_Collected data:_
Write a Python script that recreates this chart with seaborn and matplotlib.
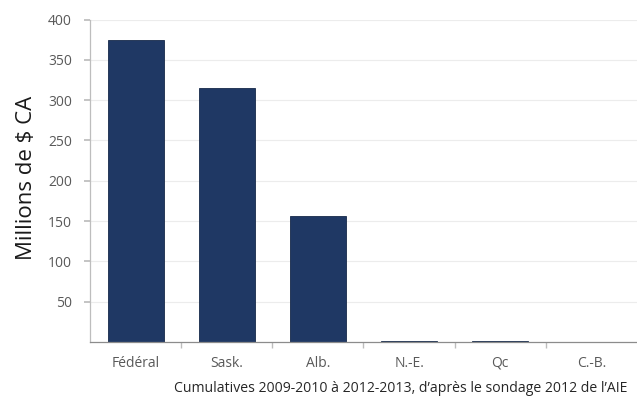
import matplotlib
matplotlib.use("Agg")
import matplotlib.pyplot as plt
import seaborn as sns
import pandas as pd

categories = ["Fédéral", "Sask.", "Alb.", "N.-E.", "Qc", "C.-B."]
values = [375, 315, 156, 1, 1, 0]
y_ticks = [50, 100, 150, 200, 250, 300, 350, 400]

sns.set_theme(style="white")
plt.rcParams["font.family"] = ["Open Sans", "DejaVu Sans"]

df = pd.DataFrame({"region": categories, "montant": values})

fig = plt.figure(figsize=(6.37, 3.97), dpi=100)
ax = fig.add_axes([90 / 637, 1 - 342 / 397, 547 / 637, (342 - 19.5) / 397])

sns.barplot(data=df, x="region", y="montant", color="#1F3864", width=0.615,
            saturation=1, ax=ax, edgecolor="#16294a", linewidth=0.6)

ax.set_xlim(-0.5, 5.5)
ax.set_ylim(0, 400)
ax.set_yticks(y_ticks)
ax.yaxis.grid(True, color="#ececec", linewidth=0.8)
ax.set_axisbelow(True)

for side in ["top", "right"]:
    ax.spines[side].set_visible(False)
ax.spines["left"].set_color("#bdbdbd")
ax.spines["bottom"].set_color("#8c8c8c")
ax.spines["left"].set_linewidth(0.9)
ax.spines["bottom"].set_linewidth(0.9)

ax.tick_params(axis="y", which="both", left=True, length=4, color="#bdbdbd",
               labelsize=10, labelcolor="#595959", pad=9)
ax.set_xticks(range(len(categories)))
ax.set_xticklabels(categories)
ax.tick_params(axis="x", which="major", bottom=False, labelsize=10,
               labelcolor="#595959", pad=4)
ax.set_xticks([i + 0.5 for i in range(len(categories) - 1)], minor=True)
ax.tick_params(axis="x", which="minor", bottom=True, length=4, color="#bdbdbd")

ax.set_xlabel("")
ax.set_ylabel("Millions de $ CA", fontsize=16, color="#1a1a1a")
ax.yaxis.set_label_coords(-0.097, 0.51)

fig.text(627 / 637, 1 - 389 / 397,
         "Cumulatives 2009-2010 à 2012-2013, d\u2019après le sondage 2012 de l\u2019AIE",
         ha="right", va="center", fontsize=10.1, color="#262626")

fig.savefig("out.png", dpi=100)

_The exercise:_ Every line of the data should be copied as it stands, without the images.

_Result of this exercise:_
Write a Python script that recreates this chart with seaborn and matplotlib.
import matplotlib
matplotlib.use("Agg")
import matplotlib.pyplot as plt
import seaborn as sns
import pandas as pd

categories = ["Fédéral", "Sask.", "Alb.", "N.-E.", "Qc", "C.-B."]
values = [375, 315, 156, 1, 1, 0]
y_ticks = [50, 100, 150, 200, 250, 300, 350, 400]

sns.set_theme(style="white")
plt.rcParams["font.family"] = ["Open Sans", "DejaVu Sans"]

df = pd.DataFrame({"region": categories, "montant": values})

fig = plt.figure(figsize=(6.37, 3.97), dpi=100)
ax = fig.add_axes([90 / 637, 1 - 342 / 397, 547 / 637, (342 - 19.5) / 397])

sns.barplot(data=df, x="region", y="montant", color="#1F3864", width=0.615,
            saturation=1, ax=ax, edgecolor="#16294a", linewidth=0.6)

ax.set_xlim(-0.5, 5.5)
ax.set_ylim(0, 400)
ax.set_yticks(y_ticks)
ax.yaxis.grid(True, color="#ececec", linewidth=0.8)
ax.set_axisbelow(True)

for side in ["top", "right"]:
    ax.spines[side].set_visible(False)
ax.spines["left"].set_color("#bdbdbd")
ax.spines["bottom"].set_color("#8c8c8c")
ax.spines["left"].set_linewidth(0.9)
ax.spines["bottom"].set_linewidth(0.9)

ax.tick_params(axis="y", which="both", left=True, length=4, color="#bdbdbd",
               labelsize=10, labelcolor="#595959", pad=9)
ax.set_xticks(range(len(categories)))
ax.set_xticklabels(categories)
ax.tick_params(axis="x", which="major", bottom=False, labelsize=10,
               labelcolor="#595959", pad=4)
ax.set_xticks([i + 0.5 for i in range(len(categories) - 1)], minor=True)
ax.tick_params(axis="x", which="minor", bottom=True, length=4, color="#bdbdbd")

ax.set_xlabel("")
ax.set_ylabel("Millions de $ CA", fontsize=16, color="#1a1a1a")
ax.yaxis.set_label_coords(-0.097, 0.51)

fig.text(627 / 637, 1 - 389 / 397,
         "Cumulatives 2009-2010 à 2012-2013, d\u2019après le sondage 2012 de l\u2019AIE",
         ha="right", va="center", fontsize=10.1, color="#262626")

fig.savefig("out.png", dpi=100)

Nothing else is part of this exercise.